Making laws

Making laws

Key stages 2-4+
Scrutiny level indicator

This whiteboard resource will help your students understand the process for scrutinising and passing new laws, and will introduce them to some key legislation from history.

  • Debate a bill in either the House of Commons or House of Lords and decide which questions you would ask a minister to check (s)he has considered all the issues.
  • The Timeline challenge gives you 45 seconds to sort through some key bills from the last two centuries that have improved our voting rights, education, working hours and welfare.
  • From bill to law allows you to construct your own diagram showing the passage of a bill through the House of Commons and House of Lords, before it receives final approval from the monarch.
Launch: Making laws

Notes for Making laws

Aims
To help students understand the process for passing new laws, and amending existing ones.

To make students aware of the role of the different parts of Parliament in making laws, including the House of Commons, House of Lords, committees of both Houses, and the monarch.

To introduce students to Parliament’s role of scrutiny, and to encourage critical thinking about issues of enforcement, public support, economic impact, and more.

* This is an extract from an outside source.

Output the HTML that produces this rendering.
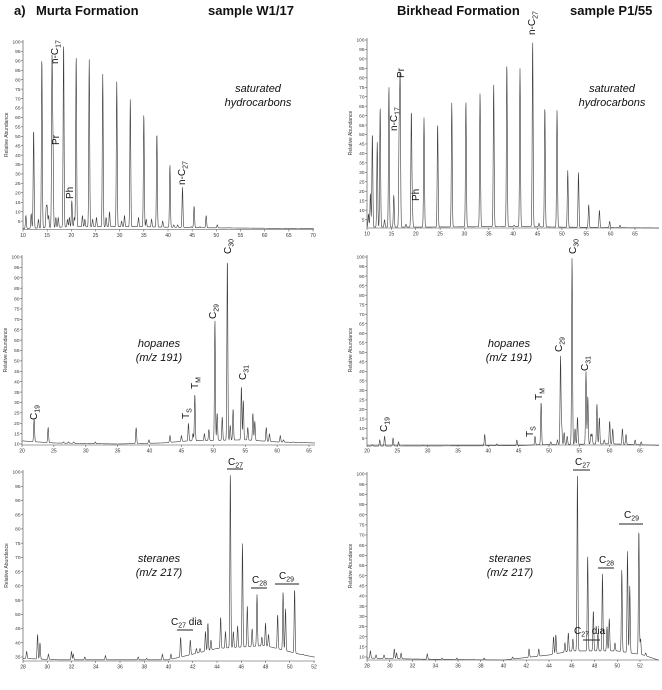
<!DOCTYPE html>
<html><head><meta charset="utf-8">
<style>
html,body{margin:0;padding:0;background:#fff;}
body{width:662px;height:685px;overflow:hidden;font-family:"Liberation Sans",sans-serif;}
svg text{font-family:"Liberation Sans",sans-serif;}
</style></head>
<body>
<svg id="fig" width="662" height="685" viewBox="0 0 662 685" xmlns="http://www.w3.org/2000/svg">
<g font-weight="bold" font-size="13" fill="#111">
<text x="14" y="15">a)</text>
<text x="36" y="15">Murta Formation</text>
<text x="208" y="15">sample W1/17</text>
<text x="397" y="15">Birkhead Formation</text>
<text x="570" y="15">sample P1/55</text>
</g>
</svg>
<script>
// ---- data arrays: [retention time (min), relative abundance] ----
const satLeftPeaks = [[10.6,8],[11.7,9],[12.2,54],[13.2,6],[13.9,92],[14.8,12],[15.0,12],[15.3,8],[16.0,89],[16.2,45],[16.8,7],[17.3,7],[18.4,100],[19.2,6],[19.6,7],[20.1,16],[20.6,7],[21.0,93],[22.3,8],[22.8,6],[23.7,91],[24.4,6],[25.2,7],[26.5,83],[27.2,7],[27.9,10],[29.4,79],[30.4,5],[31.0,8],[32.2,70],[33.9,7],[35.0,62],[35.5,6],[36.6,6],[37.7,52],[38.9,5],[40.4,35],[41.2,3],[42.0,3],[43.0,23],[44.8,2],[45.4,13],[46.6,2],[47.9,8],[50.2,3],[52.6,1.5]];
const satLeftBase = [[10,1],[20,2],[35,2],[45,1.5],[70,1]];
const hopLeftPeaks = [[21.9,22],[24.1,18],[26.5,11],[27.3,11],[28.1,11],[31.5,11],[37.9,18],[39.9,12],[43.2,14],[45.0,14],[46.1,20],[46.8,15],[47.1,34],[48.6,15],[49.3,17],[50.25,70],[50.6,25],[51.4,23],[52.2,100],[52.65,19],[53.1,27],[54.4,38],[54.7,31],[55.4,18],[56.2,25],[56.5,21],[58.3,18],[58.8,15],[60.5,14],[61.0,12],[62.5,11]];
const hopLeftBase = [[20,11.5],[25,10.5],[35,10],[42,10.5],[46,11.5],[55,12],[60,11],[66,10.5]];
const sterLeftPeaks = [[28.3,37],[29.2,43],[29.4,40],[30.1,36],[32.0,37],[32.15,36],[33.1,35],[34.8,35.5],[37.5,35],[38.2,34.5],[39.5,36],[40.2,36],[41.0,42],[41.8,41],[42.3,38],[42.6,38],[43.05,44],[43.25,47],[43.5,41],[44.3,49],[44.7,44],[45.1,100],[45.35,44],[45.7,46],[46.1,75],[46.5,53],[46.9,45],[47.3,57],[47.7,42],[48.0,47],[48.25,43],[49.0,50],[49.45,58],[49.65,52],[50.4,59],[51.1,36]];
const sterLeftBase = [[28,34.5],[31,34],[40,34],[42,36],[44,38],[48,39],[50.8,36],[52,35]];
const satRightPeaks = [[10.3,8],[10.7,19],[11.1,51],[12.1,46],[12.7,65],[13.6,5],[14.5,76],[15.5,18],[16.6,50],[16.8,78],[18.0,2.5],[19.1,62],[19.3,12],[21.7,59],[24.5,56],[27.4,67],[30.3,68],[33.2,72],[36.0,77],[38.7,88],[40.2,2],[41.4,85],[44.0,100],[45.3,3],[46.5,65],[49.0,63],[51.2,31],[53.4,30],[55.5,13],[57.7,10],[59.8,4],[61.9,2]];
const satRightBase = [[10,1],[20,1],[40,1.3],[50,1],[70,0.5]];
const hopRightPeaks = [[20.9,1.5],[22.1,4],[22.9,6],[24.3,5],[25.2,3],[29.3,1],[39.4,7],[41.4,2],[44.7,4],[47.7,6],[48.7,24],[50.3,3],[51.4,4],[51.9,48],[52.1,11],[52.5,8],[53.0,6],[53.8,100],[54.3,10],[54.7,16],[56.1,40],[56.4,27],[56.9,7],[57.1,7],[57.9,23],[58.3,16],[59.1,4],[60.0,14],[60.5,10],[62.1,10],[62.7,7],[64.2,4],[65.2,3]];
const hopRightBase = [[20,0.8],[45,1],[48,1.5],[60,2],[68,1.2]];
const sterRightPeaks = [[28.3,13],[28.8,11],[29.5,11],[30.4,14],[30.6,12],[31.0,12],[33.3,11.5],[34.6,9.5],[35.9,9.5],[38.3,9.5],[40.8,10],[42.25,14],[43.1,14],[44.4,20],[44.6,21],[45.4,17],[45.7,22],[46.1,19],[46.5,100],[47.4,60],[47.9,33],[48.3,22],[48.7,51],[49.1,25],[49.3,29],[49.8,17],[50.4,53],[50.9,62],[51.1,45],[51.9,73],[52.05,19],[52.5,12]];
const sterRightBase = [[28,9.5],[32,9],[40,8.5],[44,11],[46,13],[50,13],[52.3,11],[53.6,8.5]];

const satLeftXTicks = [10,15,20,25,30,35,40,45,50,55,60,65,70];
const satRightXTicks = [10,15,20,25,30,35,40,45,50,55,60,65];
const hopXTicks = [20,25,30,35,40,45,50,55,60,65];
const sterXTicks = [28,30,32,34,36,38,40,42,44,46,48,50,52];

const NS='http://www.w3.org/2000/svg';
const svg=document.getElementById('fig');
function mk(tag,attrs,parent){const e=document.createElementNS(NS,tag);for(const k in attrs)e.setAttribute(k,attrs[k]);(parent||svg).appendChild(e);return e;}

function panel(cfg){
  const g=mk('g',{});
  
  
  const sx=v=>cfg.x0+(v-cfg.t0)*(cfg.x1-cfg.x0)/(cfg.t1-cfg.t0);
  const sy=v=>cfg.y0+(v-cfg.v0)*(cfg.y1-cfg.y0)/(cfg.v1-cfg.v0);
  const pxPerMin=(cfg.x1-cfg.x0)/(cfg.t1-cfg.t0);
  const sig=0.45/pxPerMin;
  function base(t){const b=cfg.base;if(t<=b[0][0])return b[0][1];for(let i=1;i<b.length;i++){if(t<=b[i][0]){const f=(t-b[i-1][0])/(b[i][0]-b[i-1][0]);return b[i-1][1]+f*(b[i][1]-b[i-1][1]);}}return b[b.length-1][1];}
  let d='';
  for(let px=sx(cfg.t0);px<=cfg.xEnd;px+=0.25){
    const t=cfg.t0+(px-cfg.x0)/pxPerMin;
    const b=base(t);let v=b;
    for(const p of cfg.peaks){const dt=(t-p[0])/sig;if(Math.abs(dt)<5){v+=(p[1]-b)*Math.exp(-0.5*dt*dt);}}
    v=Math.min(v,100.5);
    d+=(d?'L':'M')+px.toFixed(2)+','+sy(v).toFixed(2);
  }
  const tr=mk('path',{d:d,fill:'none',stroke:'#3a3a3a','stroke-width':'0.6'},g);
  
  
  const yTop=sy(100)-2;
  const ax=mk('path',{d:`M${cfg.x0},${yTop}V${cfg.axisY}H${cfg.xEnd}`,fill:'none',stroke:'#444','stroke-width':'0.6'},g);
  
  
  for(let v=cfg.yTickStart;v<=100;v+=5){
    const y=sy(v);
    mk('line',{x1:cfg.x0-2,x2:cfg.x0,y1:y,y2:y,stroke:'#444','stroke-width':'0.5'},g);
    const tl=mk('text',{x:cfg.x0-2.5,y:y+1.7,'font-size':'4.8','text-anchor':'end',fill:'#333'},g);
    tl.textContent=v;
    
    
  }
  for(const t of cfg.xTicks){
    const x=sx(t);
    mk('line',{x1:x,x2:x,y1:cfg.axisY,y2:cfg.axisY+2,stroke:'#444','stroke-width':'0.5'},g);
    const tl=mk('text',{x:x,y:cfg.axisY+7.5,'font-size':'5','text-anchor':'middle',fill:'#333'},g);
    tl.textContent=t;
    
    
  }
  const yt=mk('text',{x:0,y:0,'font-size':'5','text-anchor':'middle',fill:'#333',transform:`translate(${cfg.x0-15},${(yTop+cfg.axisY)/2}) rotate(-90)`},g);
  yt.textContent='Relative Abundance';
  
  
  return g;
}
function lbl(g,x,y,main,sub,rot,extra,name){
  const t=mk('text',{x:0,y:0,'font-size':'10',fill:'#111',transform:`translate(${x},${y})`+(rot?' rotate(-90)':'')},g);
  
  
  const a=mk('tspan',{},t);a.textContent=main;
  if(sub){const s=mk('tspan',{'font-size':'7',dy:'2.5'},t);s.textContent=sub;}
  if(extra){const e=mk('tspan',{dy:'-2.5'},t);e.textContent=extra;}
}
function bar(g,x1,x2,y){const l=mk('line',{x1:x1,x2:x2,y1:y,y2:y,stroke:'#222','stroke-width':'1'},g);}
function ital(g,x,y,lines,name){
  const t=mk('text',{x:x,y:y,'font-size':'11','font-style':'italic','text-anchor':'middle',fill:'#111'},g);
  
  
  lines.forEach((s,i)=>{const ts=mk('tspan',{x:x,dy:i?14:0},t);ts.textContent=s;});
}

let g;
g=panel({name:'saturates-murta',peaks:satLeftPeaks,base:satLeftBase,x0:23,x1:313,t0:10,t1:70,xEnd:314,y0:230.5,y1:42,v0:0,v1:100,axisY:229.5,yTickStart:5,xTicks:satLeftXTicks});
lbl(g,58,64,'n-C','17',true,null,'label-n-c17');lbl(g,59,145,'Pr',null,true,null,'label-pr');lbl(g,73,199,'Ph',null,true,null,'label-ph');lbl(g,185,185,'n-C','27',true,null,'label-n-c27');
ital(g,258,92,['saturated','hydrocarbons'],'label-saturated-hydrocarbons');

g=panel({name:'hopanes-murta',peaks:hopLeftPeaks,base:hopLeftBase,x0:22,x1:309,t0:20,t1:65,xEnd:315,y0:444,y1:257,v0:10,v1:100,axisY:445,yTickStart:10,xTicks:hopXTicks});
lbl(g,37,420,'C','19',true,null,'label-c19');lbl(g,189,419,'T','S',true,null,'label-ts');lbl(g,198,389,'T','M',true,null,'label-tm');
lbl(g,216,319,'C','29',true,null,'label-c29');lbl(g,231,254,'C','30',true,null,'label-c30');lbl(g,246,380,'C','31',true,null,'label-c31');
ital(g,159,347,['hopanes','(m/z 191)'],'label-hopanes');

g=panel({name:'steranes-murta',peaks:sterLeftPeaks,base:sterLeftBase,x0:23,x1:314,t0:28,t1:52,xEnd:315,y0:657,y1:472,v0:35,v1:100,axisY:661,yTickStart:35,xTicks:sterXTicks});
lbl(g,228,465,'C','27',false,null,'label-c27');bar(g,227,243,469);
lbl(g,252,583,'C','28',false,null,'label-c28');bar(g,251,267,588);
lbl(g,279,579,'C','29',false,null,'label-c29-group');bar(g,275,299,584);
lbl(g,171,625,'C','27',false,' dia','label-c27-dia');bar(g,177,193,630);
ital(g,159,562,['steranes','(m/z 217)'],'label-steranes');

g=panel({name:'saturates-birkhead',peaks:satRightPeaks,base:satRightBase,x0:367,x1:635,t0:10,t1:65,xEnd:659,y0:229,y1:40,v0:0,v1:100,axisY:228,yTickStart:5,xTicks:satRightXTicks});
lbl(g,397,131,'n-C','17',true,null,'label-n-c17');lbl(g,404,78,'Pr',null,true,null,'label-pr');lbl(g,419,201,'Ph',null,true,null,'label-ph');lbl(g,535,35,'n-C','27',true,null,'label-n-c27');
ital(g,612,92,['saturated','hydrocarbons'],'label-saturated-hydrocarbons');

g=panel({name:'hopanes-birkhead',peaks:hopRightPeaks,base:hopRightBase,x0:367,x1:640,t0:20,t1:65,xEnd:659,y0:447.6,y1:257,v0:0,v1:100,axisY:445,yTickStart:5,xTicks:hopXTicks});
lbl(g,387,432,'C','19',true,null,'label-c19');lbl(g,533,437,'T','S',true,null,'label-ts');lbl(g,542,400,'T','M',true,null,'label-tm');
lbl(g,562,352,'C','29',true,null,'label-c29');lbl(g,576,254,'C','30',true,null,'label-c30');lbl(g,588,371,'C','31',true,null,'label-c31');
ital(g,509,347,['hopanes','(m/z 191)'],'label-hopanes');

g=panel({name:'steranes-birkhead',peaks:sterRightPeaks,base:sterRightBase,x0:367,x1:640,t0:28,t1:52,xEnd:659,y0:657,y1:474,v0:10,v1:100,axisY:660,yTickStart:10,xTicks:sterXTicks});
lbl(g,575,465,'C','27',false,null,'label-c27');bar(g,573,590,470);
lbl(g,624,518,'C','29',false,null,'label-c29-group');bar(g,619,643,524);
lbl(g,599,563,'C','28',false,null,'label-c28');bar(g,598,614,568);
lbl(g,574,634,'C','27',false,' dia','label-c27-dia');bar(g,583,600,640);
ital(g,510,562,['steranes','(m/z 217)'],'label-steranes');
</script>
</body></html>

To make students aware of the importance of law-making by introducing them to key legislation from UK history, on the subjects of welfare reform, educational reform, voting rights, and changes to working hours.

To encourage students to debate issues relevant to their lives and improve their ability to give reasoned arguments, provide evidence to support them, and consider the validity of others’ arguments.

Learning outcomes
This front-of-classroom resource supports the teaching of political literacy for students of Government and Politics, Citizenship, General Studies and other subjects, by focusing on Parliament's role in making laws.

Specific learning outcomes from the Citizenship curriculum at key stages three and four include:

Participating actively in different kinds of decision-making and voting in order to influence public life (KS3 and 4 Citizenship, 1.1a)

Understanding and exploring the roles of citizens and Parliament in holding government and those in power to account (KS3 and 4 Citizenship, 1.1d)

Engaging with and reflecting on different ideas, opinions, beliefs and values when exploring topical and controversial issues and problems (KS3 and 4 Citizenship, Critical thinking and enquiry, 2.1a)

Expressing and explaining their own opinions to others through discussions, formal debates and voting (KS3 and 4 Citizenship, Advocacy and representation, 2.2a)

Teacher's guide
Easy-to-use walk-through guides will be available shortly to help you make the most of the resource at each level. 

Usage
This resource is designed as a classroom presentation tool. It has been optimised for use on interactive whiteboards, but can also be used on a standard projector.

Requires Flash player 9 or above and Javascript to be enabled.